Divorce is the term used to capture many variations of the process which occurs when people decide to undo their marriage. There are other terms that sometimes get discussed. They include terms like annulment, post-nuptial agreement, and separation agreement. Divorce results in each person returning to a separate and single life. It includes a determination of who gets what, and who takes care of ongoing obligations, both financial and to each other and any children. Because many people are unaware of the full spectrum of underlying contractual obligations they took on at the time of the marriage, it can be a steep learning curve as various obligations get determined and sorted out. A good team can help to educate and inform a couple so that decisions can be made which will create the smoothest possible transition.

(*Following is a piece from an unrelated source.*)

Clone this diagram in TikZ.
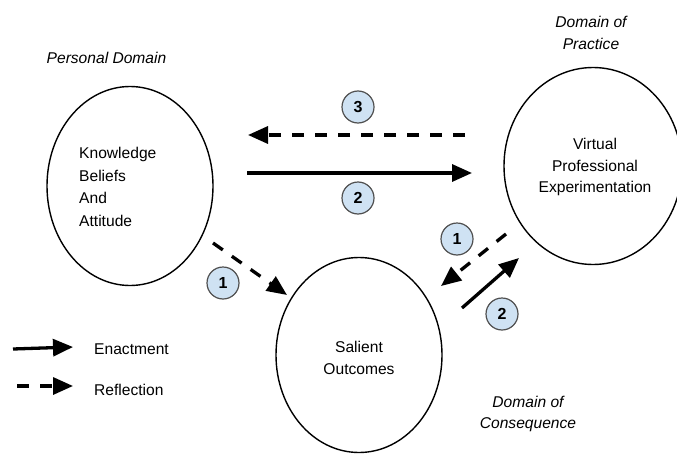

Considering alternatives determines what one can expect from the divorce process. First, if each person starts by retaining an attorney, it is important to know that this may be the most conflicting and time-intensive way to divorce, as well as possibly the most expensive. The other side of the coin is that good divorce attorneys are up-to-date on the most current case law and can advise you about specific issues that may be relevant to your circumstances. Many people today still choose this path as a way of handing over something they do not have the knowledge to deal with, or when they feel there is too much conflict to handle it themselves. The outcome can be a surprise even with the best attorneys — as attorneys are trained to advocate for one side, and some attorneys still do not begin a case with strong focus on reducing conflict and reaching agreement.

On the other hand, there is a branch of legal counsel who are collaborative lawyers. These attorneys often start by having their clients sign an agreement not to litigate or go to trial, but rather to work toward agreements. This process usually includes two attorneys, and some other experts to help the family learn what they need to know and make decisions.

A third option is for divorcing couples to simply fill out forms and hope that they have covered everything — even things the couples might not know. It does happen that couples complete forms and do not list all the property and debts, thinking that they can figure it out later. This can lead to complicated situations that are not easily remedied once a decree is signed by the judge and filed in the court.

A fourth option is to start with a mediator or team of mediators, specializing in divorce and child custody, who can walk couples through some general information about issues that need to be considered and allow them to discover their own creative ways to address them. This process can include counsel from attorneys to review decisions and provide additional questions or information. Attorneys can also help craft the remaining documents needed to submit agreements to the court. Mediation can also result in agreements that are complete and clear enough to submit to the court using the local court’s basic forms.

No matter which path you choose to work through your divorce, it is important to realize it is a process, and it will take some time to ensure that all the bases are covered.